The Congressional Budget Office has said the US economy will contract by as much as 0.5 per cent next year if Congress fails to stop the tax-and-spending measures from taking effect.

US President Barack Obama and House Speaker John Boehner spoke by telephone yesterday, Michael Steel, a spokesman for Boehner, said without giving details. A White House aide also confirmed the call, speaking on condition of anonymity.

The US accounted for 21 per cent of the world's oil consumption last year while the 27 members of the European Union were responsible for 16 per cent, according to BP Plc's Statistical Review of World Energy.
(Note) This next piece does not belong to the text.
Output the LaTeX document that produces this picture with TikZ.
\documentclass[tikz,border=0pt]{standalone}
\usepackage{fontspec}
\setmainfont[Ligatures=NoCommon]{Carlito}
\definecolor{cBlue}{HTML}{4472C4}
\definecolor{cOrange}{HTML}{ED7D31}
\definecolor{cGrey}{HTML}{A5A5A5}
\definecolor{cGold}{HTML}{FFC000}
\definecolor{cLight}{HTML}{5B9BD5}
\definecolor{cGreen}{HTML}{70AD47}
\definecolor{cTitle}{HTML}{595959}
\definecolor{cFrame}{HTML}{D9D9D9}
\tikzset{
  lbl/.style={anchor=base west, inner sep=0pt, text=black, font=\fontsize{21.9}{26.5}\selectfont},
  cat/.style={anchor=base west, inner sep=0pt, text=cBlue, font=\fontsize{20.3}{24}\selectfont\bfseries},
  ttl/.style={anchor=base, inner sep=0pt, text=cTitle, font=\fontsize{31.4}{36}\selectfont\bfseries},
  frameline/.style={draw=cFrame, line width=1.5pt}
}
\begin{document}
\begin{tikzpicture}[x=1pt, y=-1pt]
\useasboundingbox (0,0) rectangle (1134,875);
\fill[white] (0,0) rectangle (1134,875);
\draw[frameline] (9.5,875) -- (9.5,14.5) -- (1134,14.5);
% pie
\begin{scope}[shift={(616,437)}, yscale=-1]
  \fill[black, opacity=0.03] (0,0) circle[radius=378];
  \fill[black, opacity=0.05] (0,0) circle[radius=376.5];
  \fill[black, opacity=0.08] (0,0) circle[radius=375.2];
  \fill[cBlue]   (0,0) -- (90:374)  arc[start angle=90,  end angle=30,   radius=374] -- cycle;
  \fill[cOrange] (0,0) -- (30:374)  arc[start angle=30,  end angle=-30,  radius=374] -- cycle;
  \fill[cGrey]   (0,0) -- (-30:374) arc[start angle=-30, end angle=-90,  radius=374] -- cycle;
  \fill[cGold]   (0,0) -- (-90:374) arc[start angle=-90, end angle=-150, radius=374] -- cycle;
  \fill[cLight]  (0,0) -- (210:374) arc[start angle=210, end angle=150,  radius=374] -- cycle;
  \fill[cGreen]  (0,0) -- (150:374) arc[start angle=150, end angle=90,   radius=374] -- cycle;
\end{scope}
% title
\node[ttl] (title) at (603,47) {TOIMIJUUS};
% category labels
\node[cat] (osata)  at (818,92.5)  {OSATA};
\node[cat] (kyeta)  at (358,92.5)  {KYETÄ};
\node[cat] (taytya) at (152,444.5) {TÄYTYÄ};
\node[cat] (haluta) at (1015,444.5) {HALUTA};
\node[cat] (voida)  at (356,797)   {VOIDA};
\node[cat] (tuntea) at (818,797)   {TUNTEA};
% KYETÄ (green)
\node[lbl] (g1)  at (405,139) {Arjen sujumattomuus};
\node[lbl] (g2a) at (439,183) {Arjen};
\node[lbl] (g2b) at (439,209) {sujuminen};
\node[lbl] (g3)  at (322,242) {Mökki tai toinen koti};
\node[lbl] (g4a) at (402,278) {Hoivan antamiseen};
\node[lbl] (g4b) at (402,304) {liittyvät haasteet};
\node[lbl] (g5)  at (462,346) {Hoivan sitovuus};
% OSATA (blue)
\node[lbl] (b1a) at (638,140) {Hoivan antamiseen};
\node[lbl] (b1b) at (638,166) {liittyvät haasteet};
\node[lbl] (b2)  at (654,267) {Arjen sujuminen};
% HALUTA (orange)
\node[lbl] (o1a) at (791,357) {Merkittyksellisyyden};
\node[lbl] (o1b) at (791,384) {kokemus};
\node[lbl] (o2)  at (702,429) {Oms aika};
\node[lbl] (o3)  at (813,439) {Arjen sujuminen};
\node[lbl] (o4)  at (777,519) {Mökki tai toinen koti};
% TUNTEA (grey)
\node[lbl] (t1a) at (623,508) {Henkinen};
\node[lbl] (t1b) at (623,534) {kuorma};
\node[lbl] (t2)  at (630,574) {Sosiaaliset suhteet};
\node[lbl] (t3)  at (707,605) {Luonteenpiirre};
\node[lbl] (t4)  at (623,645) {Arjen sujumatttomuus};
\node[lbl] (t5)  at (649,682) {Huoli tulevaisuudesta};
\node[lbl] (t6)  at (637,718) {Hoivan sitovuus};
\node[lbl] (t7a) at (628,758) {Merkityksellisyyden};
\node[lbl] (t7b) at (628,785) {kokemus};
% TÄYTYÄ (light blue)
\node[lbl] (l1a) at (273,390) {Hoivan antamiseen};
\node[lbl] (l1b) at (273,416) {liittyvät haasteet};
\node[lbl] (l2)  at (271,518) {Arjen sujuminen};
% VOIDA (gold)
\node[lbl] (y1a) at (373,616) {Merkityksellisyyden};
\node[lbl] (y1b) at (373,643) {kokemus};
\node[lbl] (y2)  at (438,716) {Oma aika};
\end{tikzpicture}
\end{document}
Prices fell yesterday after an Energy Department report showed that US fuel supplies surged last week as demand tumbled. Gasoline stockpiles rose 7.86 million barrels to 212.1 million, the highest level since April 13. Inventories of distillate fuel, a category that includes heating oil and diesel, climbed 3.03 million barrels to 115.1 million.

Fuel Demand

Total fuel demand dropped 3.3 per cent to 18.3 million barrels a day in the week ended Nov. 30, the report showed. Gasoline consumption declined 0.9 per cent to 8.35 million barrels a day.

"Supplies are more than ample and demand is weak," McGillian said.

Prices may rise tomorrow because of political tension in the Middle East, where one-third of the world's oil is produced, said Bill O'Grady, chief market strategist at Confluence Investment Management in St. Louis, which oversees $US1.4 billion.

Obama warned Syria's Bashar al-Assad on Dec. 3 not to use or distribute the country's stock of chemical weapons, as US officials saw evidence that the Syrian regime may be preparing to unleash such weapons to repel rebel fighters. Egypt's Republican Guard deployed around President Mohamed Mursi's palace after his opponents and supporters engaged in clashes.

Mideast Unrest

"A trader would have to be pretty bold taking home a short going into this weekend given the situation in Syria," O'Grady said. "The US has made it quite clear that the use of chemical weapons would be crossing a line. It's surprising that the situation in both Syria and Egypt hasn't moved the needle at all so far this week."

Electronic trading volume on the Nymex was 336,758 contracts as of 1:23 p.m. Volume totaled 450,961 contracts yesterday, 14 per cent lower than the three-month average. Open interest was 1.56 million, the highest level since Nov. 12.